Route information
- Maintained by GDRT
- Length: 93 km (58 mi)

Major junctions
- East end: R548 in Devon
- R42 / R51 in Nigel R23 near Tsakane R103 near Heidelberg N3 near Heidelberg R59 near Garthdale
- West end: R82 / R554 near Kibler Park, Johannesburg South

Location
- Country: South Africa
- Major cities: Devon, Nigel, Tsakane, Katlehong, Johannesburg South

Highway system
- Numbered routes of South Africa;
| ← R549 |  | → R551 |

= R550 (South Africa) =

Regional route in South Africa

The R550 is a Regional Route in Gauteng, South Africa that connects Johannesburg South with Devon via Katlehong and Nigel.

==Route==
Its western terminus is a junction with the R82 and R554 roads in Johannesburg South, just south of Kibler Park and north of Walkerville (east of Lenasia). From there, the R550 goes south-east for 15 kilometres, following the Klip River, to reach a T-junction near the Klipriver Business Park. At this junction, the R550 turns eastwards and meets the R59 highway at an interchange just after.

From the R59 interchange, the R550 goes eastwards for 20 kilometres, crossing the Klip River, meeting the M61 metropolitan route and passing through Garthdale (Kliprivier), skirting the southern border of Katlehong and forming the northern border of the Suikerbosrand Nature Reserve, to reach an interchange with the N3 highway north of Heidelberg. Just after the N3 interchange, it meets the R103 and after another 8 kilometres, it meets the R23.

From the R23 junction, the R550 goes eastwards for 10 kilometres, forming the southern border of the townships of Tsakane and Duduza, to meet the southern terminus of the M63 metropolitan route at a T-junction in the town of Nigel. It becomes the road east-south-east for 2 kilometres up to the 4-way-junction before the Glenvarloch suburb, where it meets the R51 route coming from Springs in the north and the R42 route coming from Heidelberg in the south-west.
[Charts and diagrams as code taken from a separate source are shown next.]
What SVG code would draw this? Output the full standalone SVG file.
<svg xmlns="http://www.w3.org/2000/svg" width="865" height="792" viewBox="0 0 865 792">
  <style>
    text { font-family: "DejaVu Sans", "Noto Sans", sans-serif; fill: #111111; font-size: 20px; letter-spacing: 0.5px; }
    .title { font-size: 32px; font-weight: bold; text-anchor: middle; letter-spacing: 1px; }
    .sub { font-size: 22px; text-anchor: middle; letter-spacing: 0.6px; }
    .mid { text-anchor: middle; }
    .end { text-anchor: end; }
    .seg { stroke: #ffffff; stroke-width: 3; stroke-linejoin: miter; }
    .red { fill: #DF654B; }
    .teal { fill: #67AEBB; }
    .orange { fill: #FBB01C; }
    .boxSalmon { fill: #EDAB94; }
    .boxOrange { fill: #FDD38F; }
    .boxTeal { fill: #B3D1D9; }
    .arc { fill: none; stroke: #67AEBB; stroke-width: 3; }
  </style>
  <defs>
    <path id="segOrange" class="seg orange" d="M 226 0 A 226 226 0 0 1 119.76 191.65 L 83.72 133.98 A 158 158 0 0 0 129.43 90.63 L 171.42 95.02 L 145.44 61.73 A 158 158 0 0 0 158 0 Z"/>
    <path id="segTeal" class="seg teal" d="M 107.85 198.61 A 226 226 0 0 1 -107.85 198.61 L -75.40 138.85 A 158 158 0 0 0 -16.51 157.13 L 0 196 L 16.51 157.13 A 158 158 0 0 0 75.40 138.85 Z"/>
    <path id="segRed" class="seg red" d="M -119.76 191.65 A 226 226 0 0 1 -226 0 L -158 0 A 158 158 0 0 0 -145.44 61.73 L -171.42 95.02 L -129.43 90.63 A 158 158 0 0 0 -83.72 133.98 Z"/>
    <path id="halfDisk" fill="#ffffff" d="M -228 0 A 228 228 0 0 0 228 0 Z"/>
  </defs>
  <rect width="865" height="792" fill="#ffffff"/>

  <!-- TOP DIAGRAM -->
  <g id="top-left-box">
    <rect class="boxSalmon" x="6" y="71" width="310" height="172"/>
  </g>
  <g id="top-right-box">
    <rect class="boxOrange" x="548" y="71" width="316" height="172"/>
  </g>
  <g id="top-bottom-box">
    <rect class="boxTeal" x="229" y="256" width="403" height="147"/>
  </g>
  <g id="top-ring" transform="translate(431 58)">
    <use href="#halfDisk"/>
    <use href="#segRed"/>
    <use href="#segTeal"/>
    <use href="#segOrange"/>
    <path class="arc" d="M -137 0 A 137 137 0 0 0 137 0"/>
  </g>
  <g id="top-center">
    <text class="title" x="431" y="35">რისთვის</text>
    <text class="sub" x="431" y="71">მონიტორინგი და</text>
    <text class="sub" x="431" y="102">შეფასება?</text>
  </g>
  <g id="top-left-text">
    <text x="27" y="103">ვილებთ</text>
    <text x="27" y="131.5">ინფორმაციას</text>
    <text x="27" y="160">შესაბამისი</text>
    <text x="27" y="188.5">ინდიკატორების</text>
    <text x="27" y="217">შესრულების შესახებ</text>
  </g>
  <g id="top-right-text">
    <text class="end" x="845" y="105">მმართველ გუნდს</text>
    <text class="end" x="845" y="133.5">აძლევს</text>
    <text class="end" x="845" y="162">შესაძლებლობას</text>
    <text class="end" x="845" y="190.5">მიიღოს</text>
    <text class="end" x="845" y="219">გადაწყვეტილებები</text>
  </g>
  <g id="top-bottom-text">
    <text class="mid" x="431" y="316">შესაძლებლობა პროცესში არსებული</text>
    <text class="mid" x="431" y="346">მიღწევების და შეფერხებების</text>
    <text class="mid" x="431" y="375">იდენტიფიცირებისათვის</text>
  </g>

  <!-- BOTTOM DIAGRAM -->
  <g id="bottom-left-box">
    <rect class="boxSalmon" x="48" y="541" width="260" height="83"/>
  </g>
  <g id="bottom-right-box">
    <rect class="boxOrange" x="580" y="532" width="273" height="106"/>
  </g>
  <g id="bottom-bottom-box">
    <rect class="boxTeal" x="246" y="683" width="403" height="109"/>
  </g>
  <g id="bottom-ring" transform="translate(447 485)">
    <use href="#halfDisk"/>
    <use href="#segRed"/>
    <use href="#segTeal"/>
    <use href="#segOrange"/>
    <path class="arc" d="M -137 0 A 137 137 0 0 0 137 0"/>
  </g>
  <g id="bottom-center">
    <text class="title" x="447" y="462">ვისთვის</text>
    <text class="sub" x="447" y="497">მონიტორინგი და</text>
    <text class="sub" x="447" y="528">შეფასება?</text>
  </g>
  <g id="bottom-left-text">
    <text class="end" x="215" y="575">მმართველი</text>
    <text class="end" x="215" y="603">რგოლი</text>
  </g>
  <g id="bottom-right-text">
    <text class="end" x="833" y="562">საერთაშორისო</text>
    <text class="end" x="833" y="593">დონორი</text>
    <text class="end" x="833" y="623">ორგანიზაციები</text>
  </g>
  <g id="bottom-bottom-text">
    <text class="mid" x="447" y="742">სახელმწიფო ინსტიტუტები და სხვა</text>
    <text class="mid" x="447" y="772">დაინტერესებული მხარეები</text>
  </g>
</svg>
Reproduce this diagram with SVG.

The 3 routes become co-signed eastwards from this junction for 2 kilometres, forming the northern border of Nigel's CBD, up to the junction with Balfour Road, where the R51 & R550 split from the R42 to become Balfour Road towards the south-east. Just after crossing the Blesbokspruit in the Laversburg suburb of Nigel, the R550 leaves Balfour Road (R51) and becomes its own road eastwards.

From Nigel, the R550 continues east-north-east for 30 kilometres, crossing over the N17 just before reaching its eastern terminus in Devon, at an intersection with the R548, just south of the R548's intersection with the R29.